Denote $T : L^p [0,1] \to L^p [0,1]$ the integral operator $$ (Tf)(u) = \int_0^u f(t)\, dt. $$ Consider an operator $T^n$. Its norm can be evaluated as follows: $$ \begin{align*} ||T^n f||_p &= \sqrt[p]{\int_0^1 dx \, \left|\int_0^x dt_n\dots\int_0^{t_2}f(t_1)\, dt_1\right|^p} \leq \sqrt[p]{\int_0^1 dx \, \left[\int_0^x dt_n\dots\int_0^{1}|f(t_1)|\, dt_1\right]^p}\\ &\leq \sqrt[p]{\int_0^1 dx \, \left[\int_0^x dt_n\dots\int_0^{t_3}||f||_p \, dt_2\right]^p} = ||f||_p \sqrt[p]{\int_0^1 dx \, \left[\int_0^x dt_n\dots\int_0^{t_3}\, dt_2\right]^p}\\ &= ||f||_p \sqrt[p]{\int_0^1 dx \, \left[\frac{x^{n-1}}{(n-1)!}\right]^p} \leq \frac{||f||_p}{(n-1)!} \sqrt[p]{\int_0^1 dx \, x^{n-1}} \leq \frac{||f||_p}{(n-1)!}, \end{align*} $$ so $||T^n|| \leq \frac{1}{(n-1)!}$. By the way, I used Holder's inequality in the second inequality. By Gelfand's formula for spectral radius $r(T)$ $$ r(T) = \lim_{n \to \infty} \sqrt[n]{||T^n||} \leq \lim_{n \to \infty} \frac{1}{\sqrt[n]{(n-1)!}} = \lim_{n \to \infty} \frac{1}{\sqrt[n]{n!}} = 0. $$ In particular, each eigenvalue of $T$ (if they exist in the first place) is zero.

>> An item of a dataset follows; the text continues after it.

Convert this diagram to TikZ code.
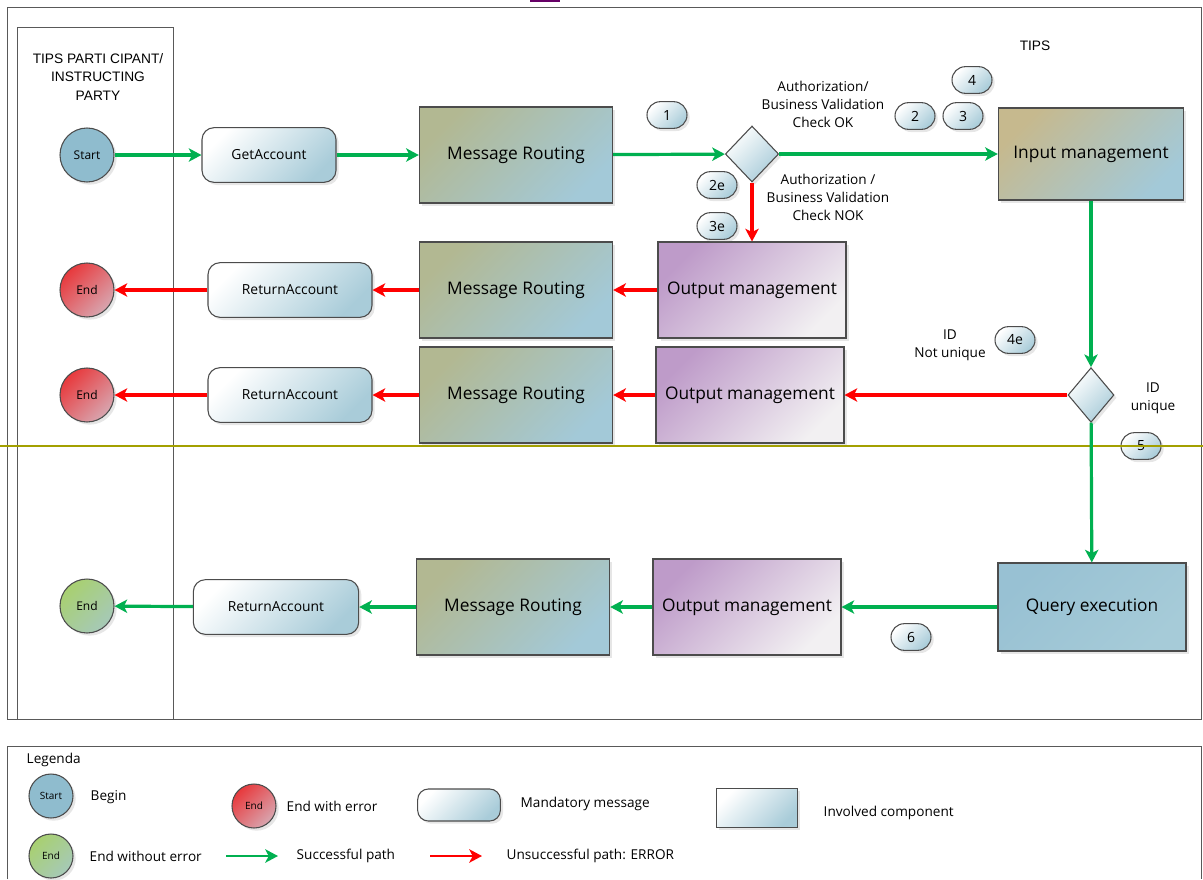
\documentclass[tikz,border=0pt]{standalone}
\usepackage{fontspec}
\setmainfont{Open Sans}
\newfontfamily\tahoma{Liberation Sans}
\usetikzlibrary{shapes.geometric,arrows.meta,shadows}

\definecolor{okgreen}{HTML}{00B050}
\definecolor{kored}{HTML}{FF0000}
\definecolor{laneolive}{HTML}{A3A000}
\definecolor{startblue}{HTML}{8FBCCE}
\definecolor{msgblue}{HTML}{A9CCD9}
\definecolor{routekhaki}{HTML}{B2B892}
\definecolor{routeblue}{HTML}{A3C9D8}
\definecolor{inputsand}{HTML}{C6B98E}
\definecolor{outputlilac}{HTML}{BE9BC9}
\definecolor{outputpale}{HTML}{F2F0F2}
\definecolor{querytop}{HTML}{98C1D3}
\definecolor{querybot}{HTML}{A6CBD8}
\definecolor{endredA}{HTML}{E8393C}
\definecolor{endredB}{HTML}{D8A6B0}
\definecolor{endgreenA}{HTML}{A8D070}
\definecolor{endgreenB}{HTML}{A6C9B8}

\begin{document}
\begin{tikzpicture}[x=0.75pt,y=-0.75pt,
  frame/.style={draw=black!65,line width=0.7pt},
  shad/.style={drop shadow={opacity=0.2,shadow xshift=2pt,shadow yshift=-2pt}},
  startnode/.style={circle,draw=black!70,line width=0.8pt,minimum size=40.5pt,inner sep=0pt,
    fill=startblue,shad,font=\fontsize{9}{11}\selectfont},
  endred/.style={startnode,top color=endredA,bottom color=endredB,shading angle=45},
  endgreen/.style={startnode,top color=endgreenA,bottom color=endgreenB,shading angle=45},
  msg/.style={draw=black!70,line width=0.8pt,rounded corners=9pt,minimum height=41pt,
    top color=white,bottom color=msgblue,shading angle=45,shad,font=\fontsize{10.4}{12}\selectfont},
  comp/.style={draw=black!70,line width=0.8pt,minimum width=145pt,minimum height=72pt,shad,
    font=\fontsize{13}{15}\selectfont,text height=0.75em,text depth=0.05em},
  routing/.style={comp,top color=routekhaki,bottom color=routeblue,shading angle=45},
  output/.style={comp,minimum width=141pt,top color=outputlilac,bottom color=outputpale,shading angle=45},
  decision/.style={diamond,draw=black!70,line width=0.8pt,minimum width=40pt,minimum height=42pt,
    inner sep=0pt,top color=white,bottom color=msgblue,shading angle=45,shad},
  bubble/.style={draw=black!70,line width=0.8pt,rounded corners=10pt,minimum width=30pt,
    minimum height=20pt,inner sep=0pt,top color=white,bottom color=msgblue,shading angle=45,shad,
    font=\fontsize{10.5}{12}\selectfont},
  lbl/.style={font=\fontsize{10.2}{13.5}\selectfont,align=center},
  title/.style={font=\tahoma\fontsize{10.3}{14}\selectfont,align=center},
  ok/.style={draw=okgreen,line width=2.4pt,-{Stealth[length=9.5pt,width=10pt,inset=2.5pt]}},
  ko/.style={draw=kored,line width=2.4pt,-{Stealth[length=9.5pt,width=10pt,inset=2.5pt]}}]
\useasboundingbox (0,0) rectangle (1203,879);

\draw[frame] (7,7) rectangle (1201,719);
\draw[frame] (17,27) rectangle (173,719);
\fill[violet!80!black] (530,0) rectangle (560,2);
\draw[frame] (7,879) -- (7,746) -- (1201,746) -- (1201,879);

\node[title] (lane) at (98,77) {TIPS PARTI CIPANT/\\INSTRUCTING\\PARTY};
\node[title] (tips) at (1035,46) {TIPS};

% request
\node[startnode] (start) at (87,155) {Start};
\node[msg,minimum width=100.5pt] (get) at (269,155) {GetAccount};
\node[routing] (mr1) at (516,155) {Message Routing};
\node[decision] (d1) at (752,154) {};
\node[comp,minimum width=139pt,minimum height=69pt,top color=inputsand,bottom color=routeblue,shading angle=45] (im) at (1091,154) {Input management};

% error rows
\node[output] (om1) at (752,290) {Output management};
\node[routing] (mr2) at (516,290) {Message Routing};
\node[msg,minimum width=123pt] (ra1) at (290,290) {ReturnAccount};
\node[endred] (end1) at (87,290) {End};

\node[decision,minimum width=34.5pt,minimum height=41pt] (d2) at (1091,395) {};
\node[output] (om2) at (750,395) {Output management};
\node[routing] (mr3) at (516,395) {Message Routing};
\node[msg,minimum width=123pt] (ra2) at (290,395) {ReturnAccount};
\node[endred] (end2) at (87,395) {End};

% response
\node[comp,minimum width=141pt,minimum height=66pt,top color=querytop,bottom color=querybot,shading angle=45] (qe) at (1092,607) {Query execution};
\node[output] (om3) at (747,607) {Output management};
\node[routing] (mr4) at (513,607) {Message Routing};
\node[msg,minimum width=124pt] (ra3) at (276,607) {ReturnAccount};
\node[endgreen] (end3) at (87,606) {End};

\node[lbl] (okl) at (823,104) {Authorization/\\Business Validation\\Check OK};
\node[lbl] (nokl) at (828,197) {Authorization /\\Business Validation\\Check NOK};
\node[lbl] (nul) at (950,345) {ID\\Not unique};
\node[lbl] (ul) at (1153,398) {ID\\unique};

\node[bubble] (b1) at (667,115) {1};
\node[bubble] (b2) at (915,116) {2};
\node[bubble] (b3) at (963,116) {3};
\node[bubble] (b4) at (972,80) {4};
\node[bubble] (b2e) at (717,185) {2e};
\node[bubble] (b3e) at (717,226) {3e};
\node[bubble] (b4e) at (1015,340) {4e};
\node[bubble] (b5) at (1141,446) {5};
\node[bubble] (b6) at (911,637) {6};

\draw[laneolive,line width=1pt] (0,446) -- (1203,446);

\draw[ok] (start) -- (get);
\draw[ok] (get) -- (mr1);
\draw[ok] (mr1) -- (d1);
\draw[ok] (d1) -- (im);
\draw[ko] (d1) -- (om1);
\draw[ko] (om1) -- (mr2);
\draw[ko] (mr2) -- (ra1);
\draw[ko] (ra1) -- (end1);
\draw[ok] (im) -- (d2);
\draw[ko] (d2) -- (om2);
\draw[ko] (om2) -- (mr3);
\draw[ko] (mr3) -- (ra2);
\draw[ko] (ra2) -- (end2);
\draw[ok] (d2) -- (qe);
\draw[ok] (qe) -- (om3);
\draw[ok] (om3) -- (mr4);
\draw[ok] (mr4) -- (ra3);
\draw[ok] (ra3) -- (end3);

% legend
\node[lbl,anchor=west] (leg) at (22,760) {Legenda};
\node[startnode,minimum size=33pt,font=\fontsize{7.5}{9}\selectfont] (lstart) at (51,796) {Start};
\node[lbl,anchor=west] (lbegin) at (86,797) {Begin};
\node[endred,minimum size=33pt,font=\fontsize{7.5}{9}\selectfont] (lend) at (254,806) {End};
\node[lbl,anchor=west] (lendt) at (282,806) {End with error};
\node[msg,minimum width=62pt,minimum height=24pt,rounded corners=8pt] (lmsg) at (459,805) {};
\node[lbl,anchor=west] (lmsgt) at (516,804) {Mandatory message};
\node[comp,minimum width=61pt,minimum height=29pt,top color=white,bottom color=msgblue,shading angle=45] (lcomp) at (757,808) {};
\node[lbl,anchor=west] (lcompt) at (819,813) {Involved component};
\node[endgreen,minimum size=33pt,font=\fontsize{7.5}{9}\selectfont] (lok) at (51,856) {End};
\node[lbl,anchor=west] (lokt) at (85,856) {End without error};
\coordinate (gA) at (226,856);
\coordinate (gB) at (278,856);
\draw[ok,line width=1.8pt] (gA) -- (gB);
\node[lbl,anchor=west] (lgt) at (292,856) {Successful path};
\coordinate (rA) at (430,856);
\coordinate (rB) at (482,856);
\draw[ko,line width=1.8pt] (rA) -- (rB);
\node[lbl,anchor=west] (lrt) at (502,856) {Unsuccessful path: ERROR};
\end{tikzpicture}
\end{document}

Suppose we have $$ \int_0^u f(t) \, dt = 0. $$ for some $f \in L^p [0,1]$. Then for any interval $X \subset [0,1]$ we have $\int_X f(t) \, dt = 0$. Thus $\int_X f(t) \, dt = 0$ for any measurable $X \subset [0,1]$, i.e. $f = 0$ in $L^p [0,1]$.